报告题目:Harnessing Synergies at the Interface of Polymers and Inorganic Nanomaterials
报 告 人:何杰
报告时间:2017年5月15日(周一)上午9:00
报告地点:14号楼205室
个人简介:
何杰教授现在康涅狄格大学(University of Connecticut)化学系从事科研和教学工作。何教授于2010年在加拿大的谢布克大学获博士学位后,于2011-2013年在美国马里兰大学从事博士后工作,目前的研究兴趣主要为功能高分子材料和杂化材料的设计、合成和应用基础。近几年来在光控聚合物胶束及囊泡设计、聚合物诱导纳米粒子合成与组装和高分子/纳米复合催化材料的应用等方面取得了显著的研究成果,以第一作者/通讯作者在J Am Chem Soc 、Angew Chem Int Ed、Macromolecules、ACS Nano、Small等国际著名期刊上发表学术论文60余篇(其中IF>5的45篇),被SCI引用>1900次。
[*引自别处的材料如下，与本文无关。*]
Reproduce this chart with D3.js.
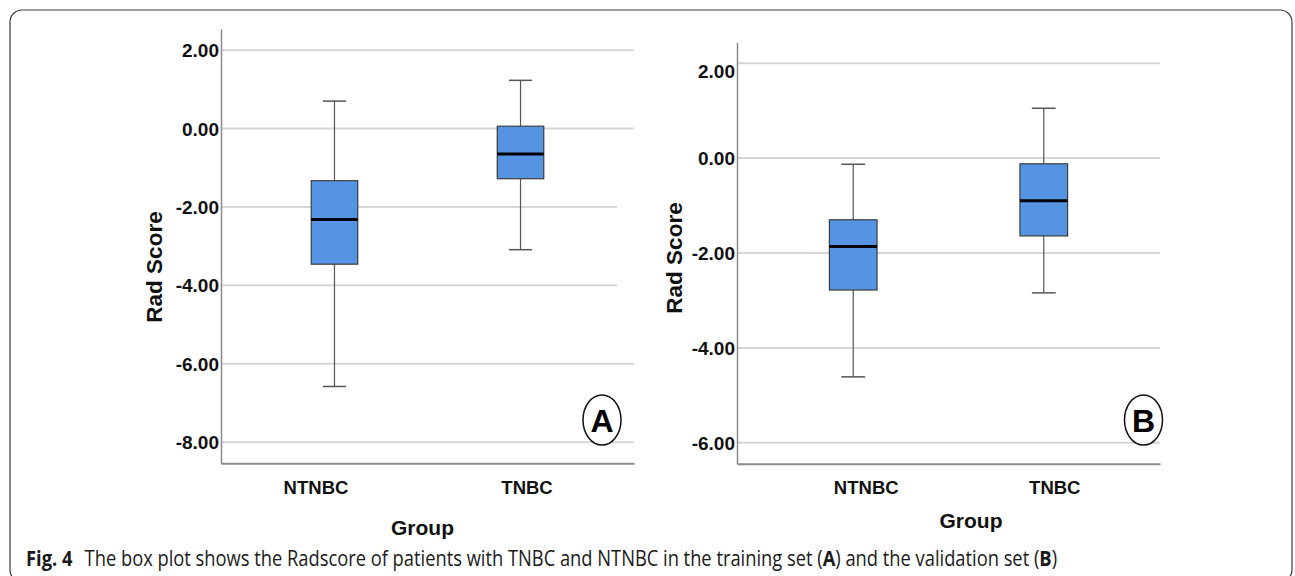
<!DOCTYPE html>
<html>
<head>
<meta charset="utf-8">
<script src="https://cdn.jsdelivr.net/npm/d3@7"></script>
<style>
  html, body { margin: 0; padding: 0; background: #fff; }
  svg { display: block; }
</style>
</head>
<body>
<svg id="chart" width="1295" height="576"></svg>
<script>
// ---------------- DATA ----------------
const groups = ["NTNBC", "TNBC"];

// Panel A: training set
const trainWhiskerHigh = [0.70, 1.23];
const trainQ3          = [-1.33, 0.06];
const trainMedian      = [-2.32, -0.65];
const trainQ1          = [-3.46, -1.28];
const trainWhiskerLow  = [-6.58, -3.09];
const trainTicks       = [2, 0, -2, -4, -6, -8];
const trainDomain      = [-8.54, 2.54];

// Panel B: validation set
const validWhiskerHigh = [-0.13, 1.05];
const validQ3          = [-1.30, -0.12];
const validMedian      = [-1.865, -0.90];
const validQ1          = [-2.78, -1.64];
const validWhiskerLow  = [-4.61, -2.84];
const validTicks       = [2, 0, -2, -4, -6];
const validDomain      = [-6.44, 2.44];

const yTitle = "Rad Score";
const xTitle = "Group";
const panelLetters = ["A", "B"];

// ---------------- DRAW ----------------
const svg = d3.select("#chart");
const fmt = d3.formatLocale({decimal: ".", thousands: ",", grouping: [3], currency: ["", ""], minus: "-"}).format(".2f");
const FONT = "'Liberation Sans', Arial, Helvetica, sans-serif";
const BOX_FILL = "#5494e3";

// outer frame
svg.append("rect")
  .attr("x", 10).attr("y", 10)
  .attr("width", 1282).attr("height", 572)
  .attr("rx", 12).attr("ry", 12)
  .attr("fill", "none").attr("stroke", "#3a3a3a").attr("stroke-width", 1.2);

function drawPanel(cfg) {
  const g = svg.append("g");
  const x = d3.scalePoint().domain(groups).range([cfg.x0, cfg.x1]).padding(0.61);
  const y = d3.scaleLinear().domain(cfg.domain).range([cfg.yBottom, cfg.yTop]);
  const step = x.step();
  const boxW = step * 0.25;
  const capW = boxW * 0.5;

  // gridlines
  g.append("g").selectAll("line").data(cfg.ticks).join("line")
    .attr("x1", cfg.x0)
    .attr("x2", d => (cfg.gridEnd && cfg.gridEnd[d] !== undefined) ? cfg.gridEnd[d] : cfg.x1)
    .attr("y1", d => y(d)).attr("y2", d => y(d))
    .attr("stroke", "#d6d6d6").attr("stroke-width", 2);

  // y axis
  const ya = g.append("g").attr("transform", `translate(${cfg.x0},0)`)
    .call(d3.axisLeft(y).tickValues(cfg.ticks).tickFormat(fmt).tickSize(0).tickPadding(2));
  ya.select(".domain").attr("stroke", "#8a8a8a").attr("stroke-width", 1.5);
  ya.selectAll("text")
    .attr("font-family", FONT).attr("font-weight", "bold").attr("font-size", 19).attr("fill", "#111")
    .attr("dy", d => (cfg.tickDy && cfg.tickDy[d]) ? cfg.tickDy[d] : "0.34em");

  // x axis
  const xa = g.append("g").attr("transform", `translate(0,${cfg.yBottom})`)
    .call(d3.axisBottom(x).tickSize(0).tickSizeOuter(0).tickPadding(17.5));
  xa.select(".domain").attr("stroke", "#8a8a8a").attr("stroke-width", 2);
  xa.selectAll("text")
    .attr("font-family", FONT).attr("font-weight", "bold").attr("font-size", 18.5).attr("fill", "#111")
    .attr("dx", (d, i) => cfg.labelDx[i]);

  // boxes
  const rows = groups.map((k, i) => ({
    k, hi: cfg.hi[i], q3: cfg.q3[i], med: cfg.med[i], q1: cfg.q1[i], lo: cfg.lo[i]
  }));
  const b = g.append("g").selectAll("g").data(rows).join("g");
  // whisker stems
  b.append("line")
    .attr("x1", d => x(d.k)).attr("x2", d => x(d.k))
    .attr("y1", d => y(d.hi)).attr("y2", d => y(d.q3))
    .attr("stroke", "#555").attr("stroke-width", 1.2);
  b.append("line")
    .attr("x1", d => x(d.k)).attr("x2", d => x(d.k))
    .attr("y1", d => y(d.q1)).attr("y2", d => y(d.lo))
    .attr("stroke", "#555").attr("stroke-width", 1.2);
  // caps
  b.append("line")
    .attr("x1", d => x(d.k) - capW / 2).attr("x2", d => x(d.k) + capW / 2)
    .attr("y1", d => y(d.hi)).attr("y2", d => y(d.hi))
    .attr("stroke", "#555").attr("stroke-width", 1.5);
  b.append("line")
    .attr("x1", d => x(d.k) - capW / 2).attr("x2", d => x(d.k) + capW / 2)
    .attr("y1", d => y(d.lo)).attr("y2", d => y(d.lo))
    .attr("stroke", "#555").attr("stroke-width", 1.5);
  // box
  b.append("rect")
    .attr("x", d => x(d.k) - boxW / 2).attr("width", boxW)
    .attr("y", d => y(d.q3)).attr("height", d => y(d.q1) - y(d.q3))
    .attr("fill", BOX_FILL).attr("stroke", "#3d3d3d").attr("stroke-width", 1.2);
  // median
  b.append("line")
    .attr("x1", d => x(d.k) - boxW / 2).attr("x2", d => x(d.k) + boxW / 2)
    .attr("y1", d => y(d.med)).attr("y2", d => y(d.med))
    .attr("stroke", "#000").attr("stroke-width", 3);

  // axis titles
  g.append("text")
    .attr("transform", `translate(${cfg.yTitleX},${cfg.yTitleY}) rotate(-90)`)
    .attr("text-anchor", "middle")
    .attr("font-family", FONT).attr("font-weight", "bold").attr("font-size", 22.5).attr("fill", "#111")
    .text(yTitle);
  g.append("text")
    .attr("x", cfg.xTitleX).attr("y", cfg.xTitleY)
    .attr("text-anchor", "middle")
    .attr("font-family", FONT).attr("font-weight", "bold").attr("font-size", 21).attr("fill", "#111")
    .text(xTitle);

  // panel letter in ellipse
  g.append("ellipse")
    .attr("cx", cfg.letterX).attr("cy", cfg.letterY).attr("rx", 19).attr("ry", 25)
    .attr("fill", "#fff").attr("stroke", "#111").attr("stroke-width", 1.5);
  g.append("text")
    .attr("x", cfg.letterX).attr("y", cfg.letterY + 11.5)
    .attr("text-anchor", "middle")
    .attr("font-family", FONT).attr("font-weight", "bold").attr("font-size", 32).attr("fill", "#000")
    .text(cfg.letter);
}

drawPanel({
  x0: 221, x1: 634, yTop: 29, yBottom: 463.3,
  domain: trainDomain, ticks: trainTicks,
  hi: trainWhiskerHigh, q3: trainQ3, med: trainMedian, q1: trainQ1, lo: trainWhiskerLow,
  gridEnd: {"-2": 617, "-4": 617},
  labelDx: [-19, 6],
  yTitleX: 161.5, yTitleY: 267,
  xTitleX: 422.5, xTitleY: 535,
  letterX: 602, letterY: 420, letter: panelLetters[0]
});

drawPanel({
  x0: 737, x1: 1160, yTop: 42.3, yBottom: 463.7,
  domain: validDomain, ticks: validTicks,
  hi: validWhiskerHigh, q3: validQ3, med: validMedian, q1: validQ1, lo: validWhiskerLow,
  tickDy: {"2": "0.75em"},
  labelDx: [12.5, 10.5],
  yTitleX: 681.5, yTitleY: 258,
  xTitleX: 971, xTitleY: 528,
  letterX: 1143.5, letterY: 420, letter: panelLetters[1]
});

// caption
const cap = svg.append("text")
  .attr("font-family", "'Open Sans', 'Noto Sans', sans-serif")
  .attr("font-size", 21).attr("fill", "#1a1a1a");
cap.append("tspan").attr("font-weight", "bold").text("Fig. 4");
cap.append("tspan").attr("dx", 14).text("The box plot shows the Radscore of patients with TNBC and NTNBC in the training set (");
cap.append("tspan").attr("font-weight", "bold").text("A");
cap.append("tspan").text(") and the validation set (");
cap.append("tspan").attr("font-weight", "bold").text("B");
cap.append("tspan").text(")");
const bw = cap.node().getBBox().width;
cap.attr("transform", `translate(26,566) scale(${1032 / bw},1)`);
</script>
</body>
</html>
曾荣获康涅狄格大学优秀研究奖(2015)、魁北克优秀国际留学生奖学金(2009-2010)、优秀自费留学生奖学金(2010)和优秀研究生奖学金(2010),并获得加拿大研究生最高奖之一的总督金质奖章(Governor General of Canada's Academic Gold Medal)。
报告简介:
Integration of polymers and inorganic materials as a powerful tool can produce hybrid materials having enriched chemistries of polymers and versatile functionalities of inorganic materials. Harnessing such synergies at the interface of polymers and inorganic nanomaterials has created numerous useful materials in the plastics industry, e.g. fiber reinforced composites and filled rubbers. Our group works on developing new synthetic methodologies of hybrid polymer/inorganic nanomaterials with well-defined chemical compositions, nanostructures and synergetic functionalities. We seek to understand the role of polymers in tuning the interface of hybrid materials in order to control the catalytic properties of inorganic nanomaterials. My talk will show our recent effort on, i) the development of new synthetic methods to prepare polymer-tethered nanoparticles and explore the role of polymer tethers in the self-assembly of nanoparticles in solution and solid states; and ii) control over the electronic properties and accessibility of nanoparticles or metal ions that are incorporated in polymer frameworks. I will introduce the concept of polymer-tethered nanoparticles and the application of hybrid building blocks to prepare highly crystalline mesoporous oxides. The add-on functionality of metal nanoparticles to hybrid materials will be deliberated in the context of photocatalysis. The incorporation of metal ions within polymeric frameworks as functional metallopolymers to mimic natural metalloenzymes will be discussed at the end.